Work instructions → Repeat every line, exactly, from the very first through the one where "length=96, width=0.7, labelbottom=False)" appears. Add nothing else.
## Start
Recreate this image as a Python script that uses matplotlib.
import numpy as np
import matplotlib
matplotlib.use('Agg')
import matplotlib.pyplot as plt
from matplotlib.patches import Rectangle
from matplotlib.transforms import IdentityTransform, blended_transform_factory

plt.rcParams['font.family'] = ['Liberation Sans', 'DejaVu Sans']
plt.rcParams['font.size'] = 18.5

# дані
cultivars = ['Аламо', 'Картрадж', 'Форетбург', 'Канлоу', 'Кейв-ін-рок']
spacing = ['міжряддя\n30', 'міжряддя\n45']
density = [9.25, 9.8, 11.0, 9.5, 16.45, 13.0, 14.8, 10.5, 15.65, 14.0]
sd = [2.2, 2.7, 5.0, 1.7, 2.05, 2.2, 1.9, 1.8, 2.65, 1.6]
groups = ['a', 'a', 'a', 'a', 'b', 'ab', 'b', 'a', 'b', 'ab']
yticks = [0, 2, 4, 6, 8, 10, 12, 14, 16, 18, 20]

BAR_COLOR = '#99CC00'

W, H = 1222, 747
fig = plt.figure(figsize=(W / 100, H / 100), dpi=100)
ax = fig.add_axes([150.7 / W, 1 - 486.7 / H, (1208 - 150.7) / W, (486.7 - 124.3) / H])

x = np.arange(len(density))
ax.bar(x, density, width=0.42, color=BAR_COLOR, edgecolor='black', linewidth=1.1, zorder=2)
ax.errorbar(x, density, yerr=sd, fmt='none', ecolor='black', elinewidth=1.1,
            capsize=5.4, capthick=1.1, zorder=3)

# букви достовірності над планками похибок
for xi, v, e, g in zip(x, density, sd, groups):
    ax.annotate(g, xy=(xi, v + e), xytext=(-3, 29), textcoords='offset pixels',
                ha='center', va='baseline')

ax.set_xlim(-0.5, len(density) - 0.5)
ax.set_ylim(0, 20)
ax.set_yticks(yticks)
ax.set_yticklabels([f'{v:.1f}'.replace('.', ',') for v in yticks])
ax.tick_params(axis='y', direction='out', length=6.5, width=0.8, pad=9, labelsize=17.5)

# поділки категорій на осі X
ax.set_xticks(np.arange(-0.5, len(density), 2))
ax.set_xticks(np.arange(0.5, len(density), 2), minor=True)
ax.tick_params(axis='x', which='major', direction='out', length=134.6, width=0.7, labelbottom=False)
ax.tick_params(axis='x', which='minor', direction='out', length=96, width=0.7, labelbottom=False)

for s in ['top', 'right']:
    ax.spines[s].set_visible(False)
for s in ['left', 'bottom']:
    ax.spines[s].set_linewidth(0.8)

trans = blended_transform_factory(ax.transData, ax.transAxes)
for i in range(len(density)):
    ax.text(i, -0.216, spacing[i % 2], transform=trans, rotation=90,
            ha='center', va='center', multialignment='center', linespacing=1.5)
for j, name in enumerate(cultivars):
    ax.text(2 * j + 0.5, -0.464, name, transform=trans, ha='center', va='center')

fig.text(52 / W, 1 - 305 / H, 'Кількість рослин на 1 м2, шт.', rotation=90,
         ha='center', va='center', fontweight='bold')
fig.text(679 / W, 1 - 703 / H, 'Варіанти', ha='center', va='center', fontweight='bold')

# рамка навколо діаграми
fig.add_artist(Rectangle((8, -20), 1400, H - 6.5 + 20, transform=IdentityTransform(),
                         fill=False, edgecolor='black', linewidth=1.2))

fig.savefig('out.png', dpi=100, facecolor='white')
## End
Answer to the problem →
Recreate this image as a Python script that uses matplotlib.
import numpy as np
import matplotlib
matplotlib.use('Agg')
import matplotlib.pyplot as plt
from matplotlib.patches import Rectangle
from matplotlib.transforms import IdentityTransform, blended_transform_factory

plt.rcParams['font.family'] = ['Liberation Sans', 'DejaVu Sans']
plt.rcParams['font.size'] = 18.5

# дані
cultivars = ['Аламо', 'Картрадж', 'Форетбург', 'Канлоу', 'Кейв-ін-рок']
spacing = ['міжряддя\n30', 'міжряддя\n45']
density = [9.25, 9.8, 11.0, 9.5, 16.45, 13.0, 14.8, 10.5, 15.65, 14.0]
sd = [2.2, 2.7, 5.0, 1.7, 2.05, 2.2, 1.9, 1.8, 2.65, 1.6]
groups = ['a', 'a', 'a', 'a', 'b', 'ab', 'b', 'a', 'b', 'ab']
yticks = [0, 2, 4, 6, 8, 10, 12, 14, 16, 18, 20]

BAR_COLOR = '#99CC00'

W, H = 1222, 747
fig = plt.figure(figsize=(W / 100, H / 100), dpi=100)
ax = fig.add_axes([150.7 / W, 1 - 486.7 / H, (1208 - 150.7) / W, (486.7 - 124.3) / H])

x = np.arange(len(density))
ax.bar(x, density, width=0.42, color=BAR_COLOR, edgecolor='black', linewidth=1.1, zorder=2)
ax.errorbar(x, density, yerr=sd, fmt='none', ecolor='black', elinewidth=1.1,
            capsize=5.4, capthick=1.1, zorder=3)

# букви достовірності над планками похибок
for xi, v, e, g in zip(x, density, sd, groups):
    ax.annotate(g, xy=(xi, v + e), xytext=(-3, 29), textcoords='offset pixels',
                ha='center', va='baseline')

ax.set_xlim(-0.5, len(density) - 0.5)
ax.set_ylim(0, 20)
ax.set_yticks(yticks)
ax.set_yticklabels([f'{v:.1f}'.replace('.', ',') for v in yticks])
ax.tick_params(axis='y', direction='out', length=6.5, width=0.8, pad=9, labelsize=17.5)

# поділки категорій на осі X
ax.set_xticks(np.arange(-0.5, len(density), 2))
ax.set_xticks(np.arange(0.5, len(density), 2), minor=True)
ax.tick_params(axis='x', which='major', direction='out', length=134.6, width=0.7, labelbottom=False)
ax.tick_params(axis='x', which='minor', direction='out', length=96, width=0.7, labelbottom=False)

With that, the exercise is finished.